Growing up, I don’t specifically recall being around women who modeled true “sisterhood” for me. But, when I was in my late twenties, I took a communications/leadership course with a woman who ended up being a life-long mentor to me. She modeled some beautiful ways to “be,” but most importantly she challenged me to stop playing small and she held an oceanic space for me to blossom into the fullest expression of who I am. And slowly, I learned to do this, not alone, but with many incredible women by my side.
Today, as a wife, mother, business owner, mentor and community activist, moving in the world with the support of my sisters, is the only way I know how to be.
What does sisterhood mean to me? It’s a way of being with other women—both young and old— where I:
-Hold the highest and best for them and see them as their “future selves”—especially when they’re going through a rough time
-Encourage vulnerability and authenticity in our relationship and communication (I’m a “get real or go home,” kind of woman!)
-Practice forgiveness (with myself) and have the humility and courage to initiate tough, but necessary conversations when appropriate
-Truly accept them exactly where they are right now and mean it when I say, “come as you are”
-Allow my sisters and myself to show up in our relationship “warts and all,” and fully exhale (unbuttoning the top button of my jeans helps here!)
-Derive joy and exhilaration from sharing my sisters’ wisdom/gifts with others and delight in seeing them shine big and bright
-State my needs AND ask them on a regular basis, “How can I support you?” and really mean it!

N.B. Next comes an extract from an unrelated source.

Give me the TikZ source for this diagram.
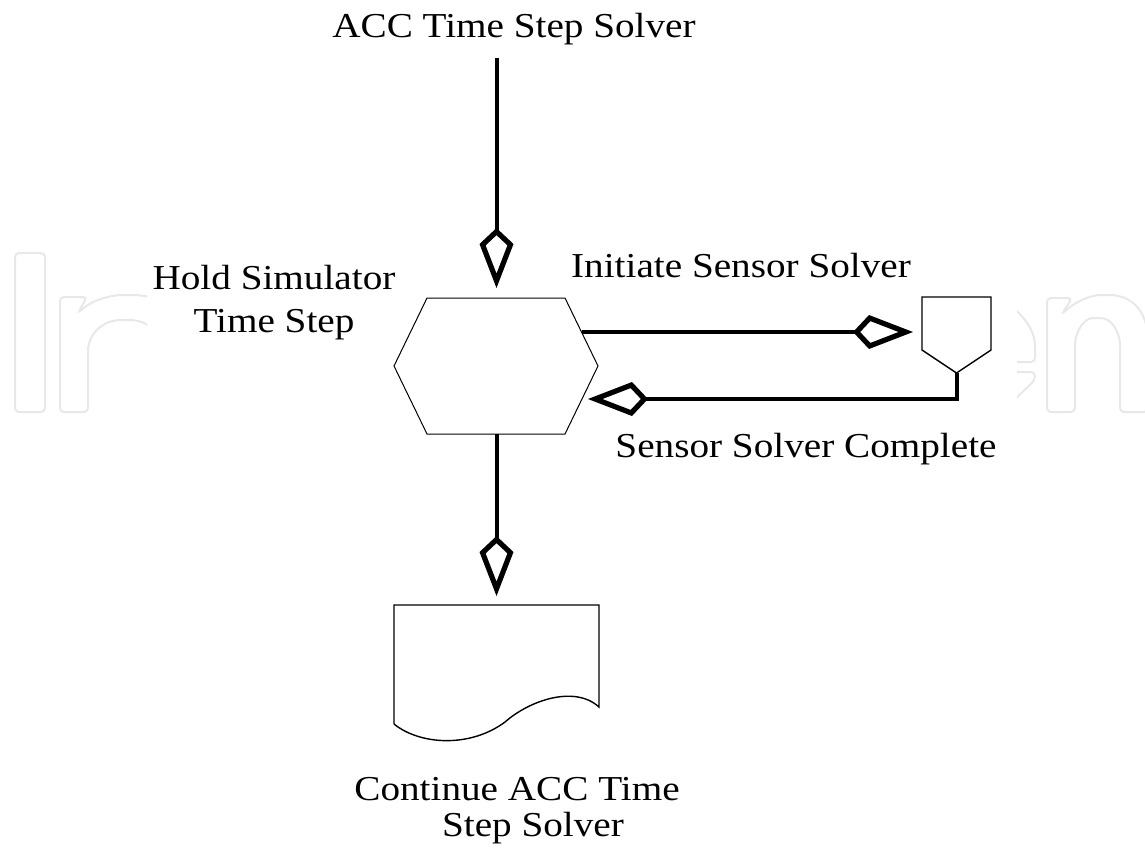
\documentclass[tikz,border=0pt]{standalone}
\usepackage{fontspec}
\setmainfont[FakeStretch=1.12]{Liberation Serif}
\usetikzlibrary{arrows.meta,calc}

\tikzset{
  % one unit = one pixel of the layout grid, y grows downwards
  x=0.5pt, y=-0.5pt,
  lbl/.style={anchor=base, inner sep=0pt, align=center,
              font=\fontsize{17.5}{21.5}\selectfont},
  flow/.style={line width=2pt, line join=miter,
               -{Kite[open,length=30pt,width=17pt,inset=8pt,line width=2.6pt]}},
  thinline/.style={line width=0.5pt},
  boxline/.style={line width=0.7pt},
  wmark/.style={draw=black!9, line width=1pt, rounded corners=2pt},
}

\begin{document}
\begin{tikzpicture}
\useasboundingbox (0,0) rectangle (1145,852);

% faint publisher lettering behind the chart, hidden in the middle
\begin{scope}
  \clip (0,240) rectangle (147,420) (1017,240) rectangle (1145,420);
  % I
  \draw[wmark] (15,253) rectangle (45,412);
  % n (left)
  \draw[wmark] (60,412) -- (60,297) -- (87,297) -- (78,313)
     .. controls (92,300) and (110,295) .. (128,295)
     .. controls (168,295) and (190,318) .. (190,355) -- (190,412) -- (162,412) -- (162,358)
     .. controls (162,335) and (150,320) .. (125,320)
     .. controls (102,320) and (88,335) .. (88,355) -- (88,412) -- cycle;
  % e (partial)
  \draw[wmark] (1005,302) .. controls (1025,315) and (1035,332) .. (1035,350)
     -- (1035,362) -- (1005,362);
  \draw[wmark] (1005,372) -- (1035,372) -- (1035,380) -- (1012,402);
  % n (right)
  \draw[wmark] (1047,412) -- (1047,298) -- (1072,298) -- (1062,314)
     .. controls (1075,302) and (1090,295) .. (1105,295)
     .. controls (1135,295) and (1148,315) .. (1148,345) -- (1148,412) -- (1120,412) -- (1120,350)
     .. controls (1120,330) and (1110,318) .. (1097,318)
     .. controls (1085,318) and (1075,330) .. (1075,350) -- (1075,412) -- cycle;
\end{scope}

% labels (a multi-line label sits on the baseline of its last line)
\node[lbl] (src)     at (514,37)  {ACC Time Step Solver};
\node[lbl] (holdlbl) at (274,332) {Hold Simulator\\Time Step};
\node[lbl] (initlbl) at (741,277) {Initiate Sensor Solver};
\node[lbl] (donelbl) at (806,457) {Sensor Solver Complete};
\node[lbl, font=\fontsize{17.5}{18}\selectfont] (contlbl) at (517,836)
      {Continue ACC Time\\\hspace*{16pt}Step Solver};

% hexagon: hold the simulator step
\draw[thinline] (427,298) -- (565,298) -- (598,366) -- (565,434)
                -- (427,434) -- (394,366) -- cycle;

% sensor solver symbol
\draw[boxline] (922,297) -- (991,297) -- (991,350) -- (956.5,373)
               -- (922,350) -- cycle;

% document symbol
\draw[boxline] (394,724) -- (394,605) -- (599,605) -- (599,707)
     .. controls (575,685) and (530,700) .. (505,722)
     .. controls (470,748) and (420,745) .. (394,724);

% connector end points on the shapes
\coordinate (srcEnd) at (496.5,58);
\coordinate (hexTop) at (496.5,298);
\coordinate (hexBot) at (496.5,434);
\coordinate (hexOut) at (581.5,332);
\coordinate (hexIn)  at (582,399);
\coordinate (sensW)  at (922,332);
\coordinate (sensS)  at (956.5,373);
\coordinate (docTop) at (496.5,605);

% connectors
\draw[flow, shorten >=5pt]   (srcEnd) -- (hexTop);
\draw[flow, shorten >=4.5pt] (hexOut) -- (sensW);
\draw[flow, shorten >=3pt]   (sensS) |- (hexIn);
\draw[flow, shorten >=4.5pt] (hexBot) -- (docTop);
\end{tikzpicture}
\end{document}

-Freely share my successes and don’t feel I need to shrink or dim my presence when I’m with them
-Enjoy reciprocity—giving and receiving in equal measure and serving my sisters in a way that “feeds me rather than drains me”
-Invite in a level of intimacy—with a chosen few—that allows me to share the deepest parts of myself
-Am willing to lovingly acknowledge what’s not being said or seen—even at the cost of having someone not like me
-See their innate worthiness and remind them that “their ordinary self is enough” (thanks Carol)
One fall I led a week-long self-renewal retreat for women at the Omega Institute in upstate New York and heard–as I always do at our retreats–“I was so amazed at how comfortable I felt in this group …how quickly we dropped into “real, heartfelt” conversation …how healing it was to have dialogue with such depth…how powerful it was to be with other women and to feel so supported.” And, “I have never experienced anything like this; I didn’t even know being with other women in this way was possible!”
I really took these words to heart. For many, this IS a new way of being with other women. It’s a courageous path that requires us to practice extreme self care AND fully show up willing to be both seen and heard.
On the last day of that retreat, an author/speaker who had been on campus all week, commented to me how brave I was to have invited these amazing guest teachers to share the spotlight (thank you again dear friends Deb Kern and Deb Roth for sharing your gifts). I looked at her with wonder, not fully understanding what she meant. Then, as her words sank in, I responded, “Hey, we’re all in this together. When I help my sisters shine, we all shine.”
Shine on sisters. Shine on.
Lounging on the hammock at Omega with my dear friends/guest teachers Deb Kern (L) & Deb Roth (R).
-What does sisterhood mean to me? Who in my life models this for me?
-Do I have women in my life that provide a soft place to fall and allow me to show up “warts and all?”
-What would it feel like to interact with other women in a more vulnerable, authentic way?
-What do I perceive as barriers to experiencing a deeper sisterhood in my own life?